Quote every line as given.

::::::

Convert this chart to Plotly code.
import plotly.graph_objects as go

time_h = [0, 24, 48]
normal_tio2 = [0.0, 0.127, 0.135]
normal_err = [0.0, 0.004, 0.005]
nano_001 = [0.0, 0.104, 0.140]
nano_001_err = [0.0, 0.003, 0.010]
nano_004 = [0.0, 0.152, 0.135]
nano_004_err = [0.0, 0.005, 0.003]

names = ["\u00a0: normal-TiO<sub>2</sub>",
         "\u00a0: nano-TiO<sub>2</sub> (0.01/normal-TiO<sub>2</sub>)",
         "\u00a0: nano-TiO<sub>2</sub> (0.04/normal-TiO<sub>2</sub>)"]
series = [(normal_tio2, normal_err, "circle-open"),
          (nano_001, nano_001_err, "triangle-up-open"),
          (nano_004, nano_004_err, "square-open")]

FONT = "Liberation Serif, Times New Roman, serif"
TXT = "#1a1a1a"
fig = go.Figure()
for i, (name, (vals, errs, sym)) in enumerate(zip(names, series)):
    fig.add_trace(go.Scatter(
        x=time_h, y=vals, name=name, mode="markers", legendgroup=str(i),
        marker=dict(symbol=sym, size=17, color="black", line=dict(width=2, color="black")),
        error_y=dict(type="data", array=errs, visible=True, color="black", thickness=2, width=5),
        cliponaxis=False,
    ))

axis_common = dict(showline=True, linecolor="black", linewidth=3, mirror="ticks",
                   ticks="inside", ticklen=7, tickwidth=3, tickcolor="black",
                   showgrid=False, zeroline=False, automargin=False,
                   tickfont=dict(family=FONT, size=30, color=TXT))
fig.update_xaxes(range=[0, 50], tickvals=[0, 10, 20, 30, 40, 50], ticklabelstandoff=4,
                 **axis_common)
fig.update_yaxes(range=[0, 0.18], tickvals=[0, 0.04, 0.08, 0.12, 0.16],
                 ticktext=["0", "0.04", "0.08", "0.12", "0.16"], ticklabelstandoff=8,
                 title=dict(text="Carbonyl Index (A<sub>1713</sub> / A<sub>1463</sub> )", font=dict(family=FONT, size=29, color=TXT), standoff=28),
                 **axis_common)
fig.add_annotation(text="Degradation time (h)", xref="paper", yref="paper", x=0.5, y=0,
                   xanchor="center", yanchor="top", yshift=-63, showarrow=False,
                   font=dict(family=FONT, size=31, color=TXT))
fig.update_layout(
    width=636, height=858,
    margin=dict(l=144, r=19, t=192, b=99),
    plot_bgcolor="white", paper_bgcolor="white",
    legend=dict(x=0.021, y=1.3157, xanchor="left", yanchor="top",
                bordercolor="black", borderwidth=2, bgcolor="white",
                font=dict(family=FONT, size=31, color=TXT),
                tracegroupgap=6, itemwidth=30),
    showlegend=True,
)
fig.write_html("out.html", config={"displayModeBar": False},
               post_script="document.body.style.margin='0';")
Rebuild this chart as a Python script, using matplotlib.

::::::

-- Worked solution --
Convert this chart to Plotly code.
import plotly.graph_objects as go

time_h = [0, 24, 48]
normal_tio2 = [0.0, 0.127, 0.135]
normal_err = [0.0, 0.004, 0.005]
nano_001 = [0.0, 0.104, 0.140]
nano_001_err = [0.0, 0.003, 0.010]
nano_004 = [0.0, 0.152, 0.135]
nano_004_err = [0.0, 0.005, 0.003]

names = ["\u00a0: normal-TiO<sub>2</sub>",
         "\u00a0: nano-TiO<sub>2</sub> (0.01/normal-TiO<sub>2</sub>)",
         "\u00a0: nano-TiO<sub>2</sub> (0.04/normal-TiO<sub>2</sub>)"]
series = [(normal_tio2, normal_err, "circle-open"),
          (nano_001, nano_001_err, "triangle-up-open"),
          (nano_004, nano_004_err, "square-open")]

FONT = "Liberation Serif, Times New Roman, serif"
TXT = "#1a1a1a"
fig = go.Figure()
for i, (name, (vals, errs, sym)) in enumerate(zip(names, series)):
    fig.add_trace(go.Scatter(
        x=time_h, y=vals, name=name, mode="markers", legendgroup=str(i),
        marker=dict(symbol=sym, size=17, color="black", line=dict(width=2, color="black")),
        error_y=dict(type="data", array=errs, visible=True, color="black", thickness=2, width=5),
        cliponaxis=False,
    ))

axis_common = dict(showline=True, linecolor="black", linewidth=3, mirror="ticks",
                   ticks="inside", ticklen=7, tickwidth=3, tickcolor="black",
                   showgrid=False, zeroline=False, automargin=False,
                   tickfont=dict(family=FONT, size=30, color=TXT))
fig.update_xaxes(range=[0, 50], tickvals=[0, 10, 20, 30, 40, 50], ticklabelstandoff=4,
                 **axis_common)
fig.update_yaxes(range=[0, 0.18], tickvals=[0, 0.04, 0.08, 0.12, 0.16],
                 ticktext=["0", "0.04", "0.08", "0.12", "0.16"], ticklabelstandoff=8,
                 title=dict(text="Carbonyl Index (A<sub>1713</sub> / A<sub>1463</sub> )", font=dict(family=FONT, size=29, color=TXT), standoff=28),
                 **axis_common)
fig.add_annotation(text="Degradation time (h)", xref="paper", yref="paper", x=0.5, y=0,
                   xanchor="center", yanchor="top", yshift=-63, showarrow=False,
                   font=dict(family=FONT, size=31, color=TXT))
fig.update_layout(
    width=636, height=858,
    margin=dict(l=144, r=19, t=192, b=99),
    plot_bgcolor="white", paper_bgcolor="white",
    legend=dict(x=0.021, y=1.3157, xanchor="left", yanchor="top",
                bordercolor="black", borderwidth=2, bgcolor="white",
                font=dict(family=FONT, size=31, color=TXT),
                tracegroupgap=6, itemwidth=30),
    showlegend=True,
)
fig.write_html("out.html", config={"displayModeBar": False},
               post_script="document.body.style.margin='0';")
Rebuild this chart as a Python script, using matplotlib.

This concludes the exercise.